## Task goal
Restate exactly the lines of the entries below, beginning with the first and ending with the line that holds "ref_lines = [0, 100]". Pictures are not copied.

Stored items from a collection:
START

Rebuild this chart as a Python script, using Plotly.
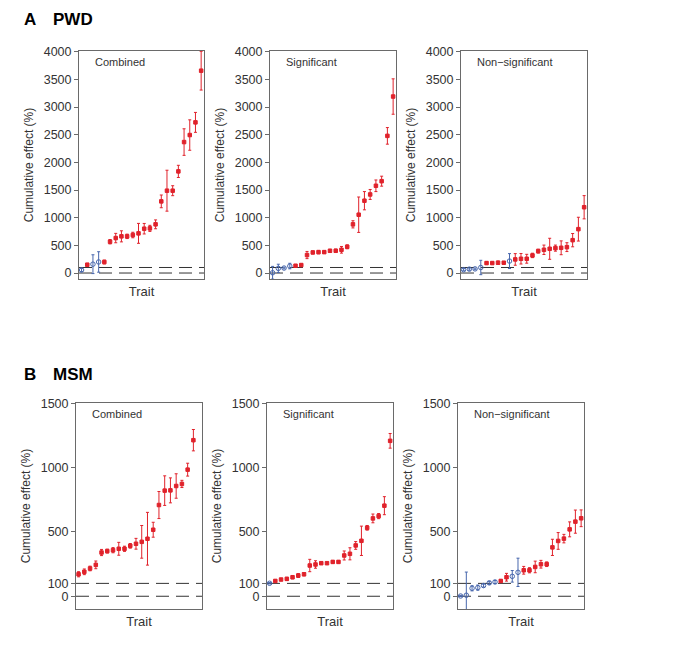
import plotly.graph_objects as go

# ---------------- data ----------------
trait_labels = "Trait"
panel_titles = ["Combined", "Significant", "Non\u2212significant"]
row_titles = [("A", "PWD"), ("B", "MSM")]
ref_lines = [0, 100]

# Panel A (PWD)
pwd_comb_vals = [55, 150, 160, 200, 199, 566, 632, 663, 663, 687, 717, 801, 807, 880, 1295, 1488, 1488, 1837, 2367, 2494, 2723, 3657]
pwd_comb_errs = [30, 25, 170, 185, 35, 40, 85, 100, 40, 50, 180, 95, 55, 80, 115, 370, 90, 110, 240, 275, 180, 350]
pwd_comb_sig = "brbbrrrrrrrrrrrrrrrrrr"

pwd_sig_vals = [5, 84, 90, 126, 132, 144, 325, 372, 378, 378, 402, 402, 420, 474, 880, 1054, 1307, 1420, 1577, 1660, 2479, 3190]
pwd_sig_errs = [115, 75, 15, 50, 20, 20, 65, 25, 30, 25, 25, 30, 60, 35, 65, 320, 165, 90, 105, 90, 150, 320]
pwd_sig_sig = "bbbbrrrrrrrrrrrrrrrrrr"

pwd_ns_vals = [60, 70, 75, 100, 180, 180, 186, 186, 216, 246, 258, 258, 318, 396, 420, 438, 450, 456, 468, 594, 793, 1189]
pwd_ns_errs = [20, 20, 15, 130, 25, 20, 30, 20, 135, 105, 95, 80, 40, 35, 85, 190, 55, 125, 80, 120, 215, 210]
pwd_ns_sig = "bbbbrrrrbrrrrrrrrrrrrr"

# Panel B (MSM)
msm_comb_vals = [171, 190, 216, 244, 340, 351, 358, 369, 369, 392, 408, 423, 447, 517, 709, 821, 823, 857, 873, 984, 1213]
msm_comb_errs = [20, 22, 18, 30, 24, 15, 20, 50, 20, 18, 42, 127, 205, 58, 105, 115, 97, 95, 28, 50, 83]
msm_comb_sig = "rrrrrrrrrrrrrrrrrrrrr"

msm_sig_vals = [101, 119, 130, 135, 148, 161, 171, 239, 247, 257, 257, 267, 267, 317, 330, 395, 431, 532, 605, 623, 704, 1208]
msm_sig_errs = [5, 8, 8, 12, 12, 15, 12, 48, 29, 10, 8, 10, 10, 35, 47, 30, 114, 18, 34, 20, 70, 57]
msm_sig_sig = "brrrrrrrrrrrrrrrrrrrrr"

msm_ns_vals = [2, 8, 62, 67, 83, 104, 111, 119, 148, 155, 186, 202, 202, 228, 249, 249, 380, 430, 448, 520, 580, 606]
msm_ns_errs = [5, 180, 20, 20, 12, 12, 12, 10, 30, 45, 110, 30, 20, 45, 30, 18, 63, 65, 33, 58, 90, 65]
msm_ns_sig = "bbbbbbbrrbbrrrrrrrrrrr"

pwd_ticks = [0, 500, 1000, 1500, 2000, 2500, 3000, 3500, 4000]
msm_ticks = [0, 100, 500, 1000, 1500]
pwd_range = [-108, 4013]
msm_range = [-99, 1502]
x_range = [0.55, 22.5]

panels = [
    (pwd_comb_vals, pwd_comb_errs, pwd_comb_sig),
    (pwd_sig_vals, pwd_sig_errs, pwd_sig_sig),
    (pwd_ns_vals, pwd_ns_errs, pwd_ns_sig),
    (msm_comb_vals, msm_comb_errs, msm_comb_sig),
    (msm_sig_vals, msm_sig_errs, msm_sig_sig),
    (msm_ns_vals, msm_ns_errs, msm_ns_sig),
]

# ---------------- layout geometry (pixels) ----------------
W, H = 685, 649
xdom_px = [(79, 204), (270, 396), (461, 587), (76, 202), (267, 393), (458, 584)]
ydom_px = [(51, 279)] * 3 + [(403, 609)] * 3

RED = "#e0222b"
BLUE = "#4867ad"
AXC = "#6a6a6a"
TXT = "#333333"
FONT = "Liberation Sans, Arial, sans-serif"


def sfx(n):
    return "" if n == 1 else str(n)


fig = go.Figure()
layout = dict(
    width=W, height=H, margin=dict(l=0, r=0, t=0, b=0),
    paper_bgcolor="white", plot_bgcolor="white", showlegend=False,
    font=dict(family=FONT, color=TXT, size=12),
    template="none",
)
annotations = []
shapes = []

for i, (vals, errs, sig) in enumerate(panels):
    n = i + 1
    s = sfx(n)
    xs = list(range(1, len(vals) + 1))
    for flag, col, sym, msize in (("b", BLUE, "circle-open", 4.5), ("r", RED, "square", 3.5)):
        idx = [k for k in range(len(vals)) if sig[k] == flag]
        if not idx:
            continue
        fig.add_trace(go.Scatter(
            x=[xs[k] for k in idx], y=[vals[k] for k in idx],
            mode="markers",
            marker=dict(color=col, symbol=sym, size=msize, line=dict(color=col, width=1)),
            error_y=dict(type="data", array=[errs[k] for k in idx], visible=True,
                         color=col, thickness=1, width=1.5),
            xaxis=f"x{s}", yaxis=f"y{s}", hoverinfo="skip",
        ))
    x0, x1 = xdom_px[i]
    y0, y1 = ydom_px[i]
    xd = [x0 / W, x1 / W]
    yd = [1 - y1 / H, 1 - y0 / H]
    is_pwd = i < 3
    rng = pwd_range if is_pwd else msm_range
    tv = pwd_ticks if is_pwd else msm_ticks
    layout[f"xaxis{s}"] = dict(
        domain=xd, anchor=f"y{s}", range=x_range, showgrid=False, zeroline=False,
        showticklabels=False, ticks="", showline=True, mirror=True,
        linecolor=AXC, linewidth=1,
        title=dict(text=trait_labels, font=dict(size=13, family=FONT, color=TXT), standoff=7),
        automargin=False,
    )
    layout[f"yaxis{s}"] = dict(
        domain=yd, anchor=f"x{s}", range=rng, showgrid=False, zeroline=False,
        tickmode="array", tickvals=tv, ticktext=[str(t) for t in tv],
        ticks="outside", ticklen=4, tickcolor=AXC, tickwidth=1,
        tickfont=dict(size=12.5, family=FONT, color=TXT),
        showline=True, mirror=True, linecolor=AXC, linewidth=1,
        title=dict(text="Cumulative effect (%)", font=dict(size=12, family=FONT, color=TXT), standoff=7),
        automargin=False,
    )
    # right-side inward ticks
    layout[f"yaxis{n + 6}"] = dict(
        overlaying=f"y{s}", anchor=f"x{s}", side="right", range=rng,
        showgrid=False, zeroline=False, showline=False,
        tickmode="array", tickvals=tv,
        showticklabels=False, ticks="inside", ticklen=4, tickcolor=AXC, tickwidth=1,
        automargin=False,
    )
    for rv in ref_lines:
        shapes.append(dict(
            type="line", xref=f"x{s} domain", yref=f"y{s}", x0=0, x1=1, y0=rv, y1=rv,
            line=dict(color=TXT, width=1, dash="13px,7px"), layer="below",
        ))
    annotations.append(dict(
        text=panel_titles[i % 3], xref=f"x{s} domain", yref=f"y{s} domain",
        x=0.11, y=1, xanchor="left", yanchor="top", yshift=-3, showarrow=False,
        font=dict(size=11, family=FONT, color=TXT),
    ))

# row labels
for r, (letter, name) in enumerate(row_titles):
    ypx = 20 if r == 0 else 374
    annotations.append(dict(text=f"<b>{letter}</b>", xref="paper", yref="paper",
                            x=22 / W, y=1 - ypx / H, xanchor="left", yanchor="middle",
                            showarrow=False, font=dict(size=17, family=FONT, color="black")))
    annotations.append(dict(text=f"<b>{name}</b>", xref="paper", yref="paper",
                            x=51 / W, y=1 - ypx / H, xanchor="left", yanchor="middle",
                            showarrow=False, font=dict(size=17, family=FONT, color="black")))

layout["annotations"] = annotations
layout["shapes"] = shapes
fig.update_layout(**layout)
fig.write_html(
    "out.html",
    config={"displayModeBar": False},
    post_script="document.body.style.margin='0';document.body.style.padding='0';",
)
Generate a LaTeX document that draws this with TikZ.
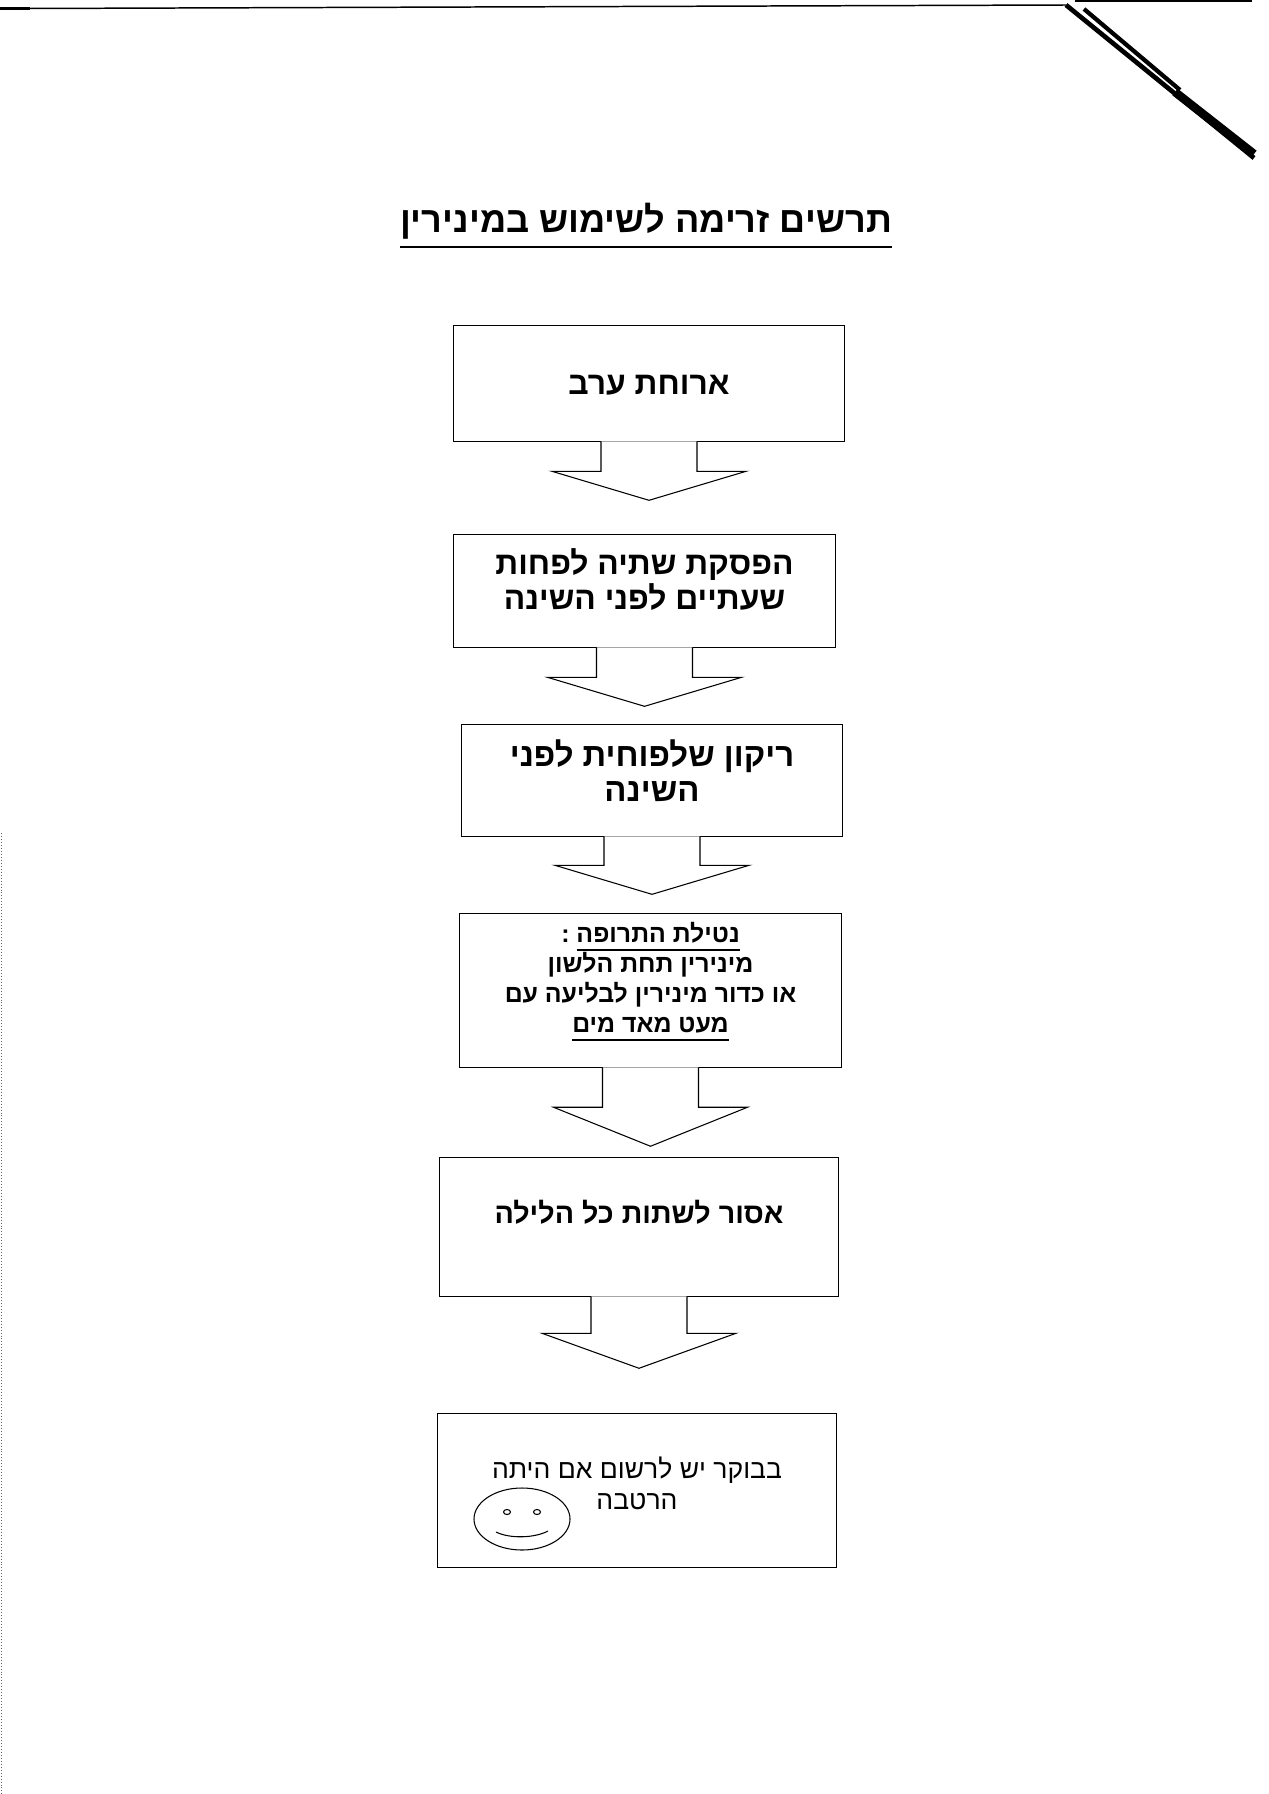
\documentclass[tikz,border=0pt]{standalone}
\usepackage{fontspec}
\newfontfamily\heb[Script=Hebrew]{Liberation Sans}
\TeXXeTstate=1
\usetikzlibrary{calc}
\newlength\px
\setlength\px{0.46909pt}
\newcommand\rl[1]{\beginR #1\endR}
\newcommand\ulhe[2][1pt]{\vtop{\hbox{\beginR #2\endR}\kern3pt\hrule height #1}}
% block arrow under a box: node, shaft length, head length
\newcommand\blockarrow[3]{\filldraw[fill=white] ($(#1.south)+(-48,-1)$) -- ++(0,#2+1) -- ++(-49,0) -- ++(97,#3) -- ++(97,-#3) -- ++(-49,0) -- ++(0,-#2-1);}
\begin{document}
\begin{tikzpicture}[x=0.16548mm, y=-0.16548mm, line width=0.5pt,
	box/.style={draw, inner sep=0pt},
	steptext/.style={font=\heb\bfseries\fontsize{#1}{16.4}\selectfont, align=center},
	steptext/.default=15,
	smalltext/.style={font=\heb\bfseries\fontsize{11.7}{14.2}\selectfont, align=center},
	plaintext/.style={font=\heb\fontsize{12.5}{14.5}\selectfont, align=center}]
	\useasboundingbox (0,0) rectangle (1269,1794);
	% scan edges
	\draw[line width=1.4pt] (0,8.5) -- (30,8.5);
	\draw[line width=0.7pt] (30,8.5) -- (1066,5);
	\draw (1075,1) -- (1252,1);
	\draw[line width=2.2pt] (1066,5) -- (1254,158);
	\draw[line width=2pt] (1084,9) -- (1180,90);
	\draw[line width=4pt] (1175,92) -- (1254,154);
	\draw[densely dotted, line width=0.4pt, black!60] (1.5,833) -- (1.5,1794);
	% title
	\node[font=\heb\bfseries\fontsize{17}{20}\selectfont, anchor=base] (title) at (646,233) {\beginR\ulhe[1.1pt]{תרשים זרימה לשימוש במינירין}\endR};
	% boxes
	\node[box, minimum width=392*\px, minimum height=117*\px] (b1) at (649,383.5) {};
	\node[box, minimum width=383*\px, minimum height=114*\px] (b2) at (644.5,591) {};
	\node[box, minimum width=382*\px, minimum height=113*\px] (b3) at (652,780.5) {};
	\node[box, minimum width=383*\px, minimum height=155*\px] (b4) at (650.5,990.5) {};
	\node[box, minimum width=400*\px, minimum height=140*\px] (b5) at (639,1227) {};
	\node[box, minimum width=400*\px, minimum height=155*\px] (b6) at (637,1490.5) {};
	\node[steptext] (t1) at ($(b1.center)+(0,1.5)$) {\rl{ארוחת ערב}};
	\node[steptext] (t2) at ($(b2.center)+(0,-11.5)$) {\rl{הפסקת שתיה לפחות}\\\rl{שעתיים לפני השינה}};
	\node[steptext=15.5] (t3) at ($(b3.center)+(0,-10)$) {\rl{ריקון שלפוחית לפני}\\\rl{השינה}};
	\node[smalltext] (t4) at ($(b4.center)+(0,-9)$) {\beginR\ulhe[0.8pt]{נטילת התרופה} :\endR\\\rl{מינירין תחת הלשון}\\\rl{או כדור מינירין לבליעה עם}\\\beginR\ulhe[0.8pt]{מעט מאד מים}\endR};
	\node[steptext=13.5] (t5) at ($(b5.center)+(0,-15)$) {\rl{אסור לשתות כל הלילה}};
	\node[plaintext] (t6) at ($(b6.center)+(0,-7)$) {\rl{בבוקר יש לרשום אם היתה}\\\rl{הרטבה}};
	% arrows
	\blockarrow{b1}{29}{29}
	\blockarrow{b2}{29}{29}
	\blockarrow{b3}{28}{29}
	\blockarrow{b4}{39}{39}
	\blockarrow{b5}{36}{35}
	% smiley
	\draw (522,1519) ellipse [x radius=48, y radius=31];
	\draw (507,1512) ellipse [x radius=3.5, y radius=2.5];
	\draw (537,1512) ellipse [x radius=3.5, y radius=2.5];
	\draw (496,1532) .. controls (510,1539) and (535,1538) .. (548,1531);
\end{tikzpicture}
\end{document}
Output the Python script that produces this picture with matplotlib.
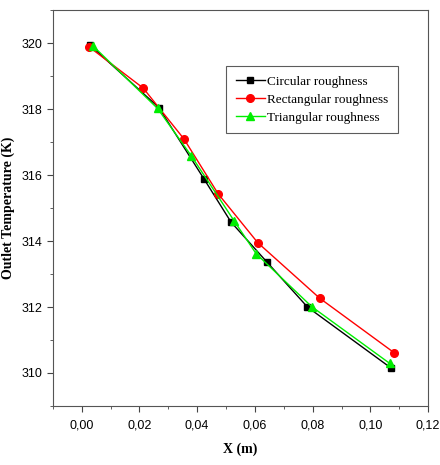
import matplotlib.pyplot as plt
from matplotlib.ticker import MultipleLocator, FuncFormatter

x_circ = [0.0028, 0.0267, 0.0424, 0.0517, 0.0641, 0.0782, 0.1070]
t_circ = [319.95, 318.05, 315.88, 314.58, 313.37, 312.00, 310.16]

x_rect = [0.0024, 0.0213, 0.0354, 0.0473, 0.0610, 0.0824, 0.1083]
t_rect = [319.90, 318.64, 317.10, 315.43, 313.95, 312.27, 310.61]

x_tri = [0.0039, 0.0263, 0.0380, 0.0529, 0.0604, 0.0797, 0.1067]
t_tri = [319.92, 318.02, 316.58, 314.60, 313.62, 312.01, 310.29]

fig = plt.figure(figsize=(4.4, 4.65), dpi=100)
ax = fig.add_axes([0.12, 0.127, 0.853, 0.851])

ax.plot(x_circ, t_circ, color='black', marker='s', markersize=5, lw=1, label='Circular roughness')
ax.plot(x_rect, t_rect, color='red', marker='o', markersize=5.5, lw=1, label='Rectangular roughness')
ax.plot(x_tri, t_tri, color='#00ee00', marker='^', markersize=6, lw=1, label='Triangular roughness')

ax.set_xlim(-0.01, 0.12)
ax.set_ylim(309, 321)
ax.xaxis.set_major_locator(MultipleLocator(0.02))
ax.xaxis.set_minor_locator(MultipleLocator(0.01))
ax.yaxis.set_major_locator(MultipleLocator(2))
ax.yaxis.set_minor_locator(MultipleLocator(1))
ax.xaxis.set_major_formatter(FuncFormatter(lambda v, p: ('%.2f' % v).replace('.', ',')))

for lab in ax.get_xticklabels() + ax.get_yticklabels():
    lab.set_family('Liberation Sans')
    lab.set_fontsize(9)

ax.tick_params(which='both', direction='out', top=False, right=False, color='#444444')
ax.tick_params(which='major', length=4)
ax.tick_params(which='minor', length=2.5)
ax.tick_params(axis='x', pad=6)
for s in ax.spines.values():
    s.set_color('#555555')

ax.set_xlabel('X (m)', family='Liberation Serif', fontweight='bold', fontsize=10, labelpad=8)
ax.set_ylabel('Outlet Temperature (K)', family='Liberation Serif', fontweight='bold', fontsize=10, labelpad=5)

leg = ax.legend(loc='upper right', bbox_to_anchor=(0.937, 0.875), prop={'family': 'Liberation Serif', 'size': 9.5},
                fancybox=False, edgecolor='#333333', handlelength=2.2, borderpad=0.7, labelspacing=0.45,
                handletextpad=0.2)
leg.get_frame().set_linewidth(0.8)

fig.savefig('out.png', dpi=100)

END

## In response
Rebuild this chart as a Python script, using Plotly.
import plotly.graph_objects as go

# ---------------- data ----------------
trait_labels = "Trait"
panel_titles = ["Combined", "Significant", "Non\u2212significant"]
row_titles = [("A", "PWD"), ("B", "MSM")]
ref_lines = [0, 100]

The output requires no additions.